基础知识

部分原理可以参考torchscript

1. 基本流程

使用pytorch训练、保存模型

使用torch onnx将model转化成静态图

python推理：使用onnx runtime

c++推理：使用onnx runtime C++

2. onnx介绍

onnx (Open Neural Network Exchange)，一种开放式神经网络格式，支持将pytorch、tensorflow等框架的模型转化正onnx，并在onnx runtime上推理。onnx runtime支持多平台多语言，并对算子有一定优化。

3. pytorch 转 onnx

导出接口

pytorch 模型转 onnx依赖函数 torch.onnx.export()。重要的函数参数： def export(model, args, f, export_params=True, input_names=None, output_names=None, opset_version=None, dynamic_axes=None):

model: pytorch model 或 torchscript model
args: 模型输入(forward)，用于静态图trace生成
f: 保存模型的名称
export_params: 模型中是否存储模型权重。一般中间表示包含两大类信息：模型结构和模型权重，这两类信息可以在同一个文件里存储，也可以分文件存储。ONNX 是用同一个文件表示记录模型的结构和权重的。我们部署时一般都默认这个参数为 True。如果 onnx 文件是用来在不同框架间传递模型（比如 PyTorch 到 Tensorflow）而不是用于部署，则可以令这个参数为 False。
input_names, output_names: 设置输入和输出张量的名称。如果不设置的话，会自动分配一些简单的名字（如数字）。 ONNX 模型的每个输入和输出张量都有一个名字。很多推理引擎在运行 ONNX 文件时，都需要以“名称-张量值”的数据对来输入数据，并根据输出张量的名称来获取输出数据。在进行跟张量有关的设置（比如添加动态维度）时，也需要知道张量的名字。在实际的部署流水线中，我们都需要设置输入和输出张量的名称，并保证 ONNX 和推理引擎中使用同一套名称。
opset_version: 转换时参考哪个 ONNX 算子集版本。
dynamic_axes: 指定输入输出张量的哪些维度是动态的。为了追求效率，ONNX 默认所有参与运算的张量都是静态的（张量的形状不发生改变）。
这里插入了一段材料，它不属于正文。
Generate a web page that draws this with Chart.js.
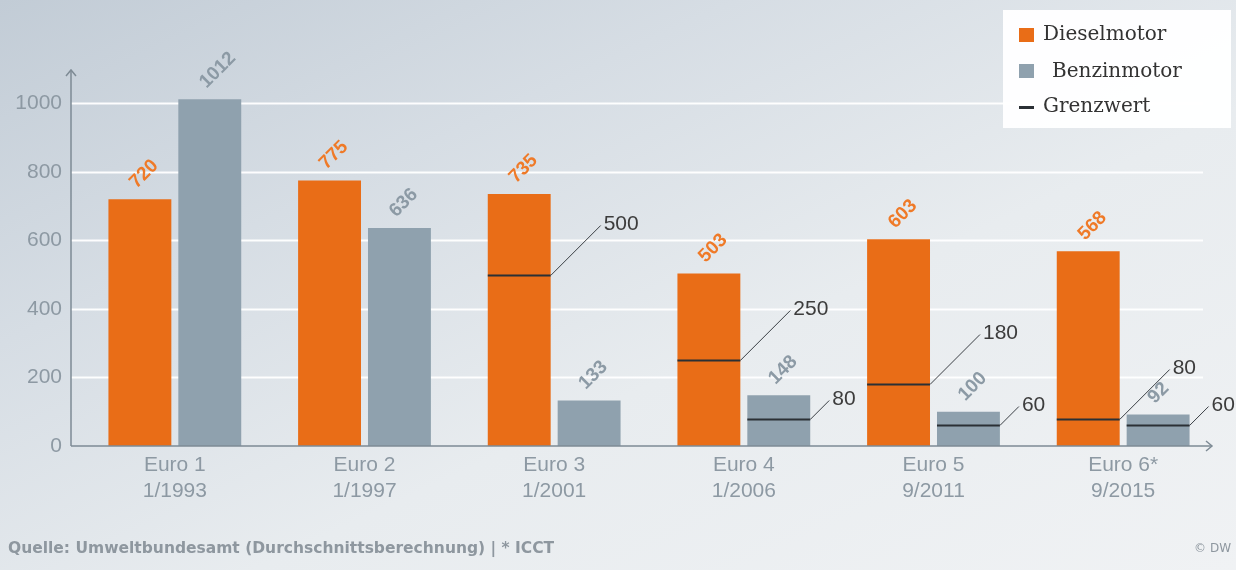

但在实际应用中，可能希望模型的输入张量是动态的，比如没有形状限制的全卷积模型。因此，需要显式地指明输入输出张量的哪几个维度的大小是可变的。

导出原理

TorchScript 是一种序列化PyTorch模型的格式（静态图），在序列化过程中，一个torch.nn.Module模型会被转换成 TorchScript 的torch.jit.ScriptModule模型。torch.onnx.export中需要的模型实际上是一个ScriptModule，然后通过算子转换将 ScriptModule 转化为 onnx model。 torch.onnx.export支持 nn.Module 和 jit.ScriptModule 两种格式作为输入。如果使用 ScriptModule，则直接执行算子转换流程；如果使用nn.Module，则torch.onnx.export默认以 trace 方式导出 ScriptModule，再进行算子转换，特别地，这个过程中@torch.jit.script修饰同样生效。

Sample Code 1 - 导出onnx模型

import torch  # 这是同时使用PyTorch和TorchScript所需的全部导入！
import torch.nn as nn
import onnx
import onnxruntime

class TestModel(nn.Module):
    def __init__(self):
        super().__init__()
        self.linear = torch.nn.Linear(4, 3)
        self.relu = torch.nn.ReLU()

    @torch.jit.script
    def _abs(x):
        if x.sum() > 0:
            return x
        else:
            return -x

    # input: x-(batch, 4), h-(batch, 2)
    # output: x1-(batch, 2), x2-(batch, 2)
    def forward(self, x, h):
        x = self._abs(x)
        x = self.linear(x)
        x1 = x + h
        x2 = self.relu(x1)
        return x1, x2

model = TestModel()
model.eval()
with torch.no_grad():
    torch.onnx.export(model=model,
                      args=(torch.randn([1, 4]), torch.randn([1, 3])),
                      f='test_onnx_model.onnx',
                      opset_version=20,
                      input_names=['in_x', 'in_h'],
                      output_names=['out0', 'out1'],
                      dynamic_axes={
                          'in_x': {0: 'batch'},
                          'in_h': {0: 'batch'},
                          'out0': {0: 'batch'},
                          'out1': {0: 'batch'}
                      })

重要参数解释（斜体为必要参数）

torch.onnx.export(model, args, f, export_params=True, verbose=False, training=TrainingMode.EVAL,
           input_names=None, output_names=None, aten=False, export_raw_ir=False,
           operator_export_type=None, opset_version=None, _retain_param_name=True,
           do_constant_folding=True, example_outputs=None, strip_doc_string=True,
           dynamic_axes=None, keep_initializers_as_inputs=None, custom_opsets=None,
           enable_onnx_checker=True, use_external_data_format=False)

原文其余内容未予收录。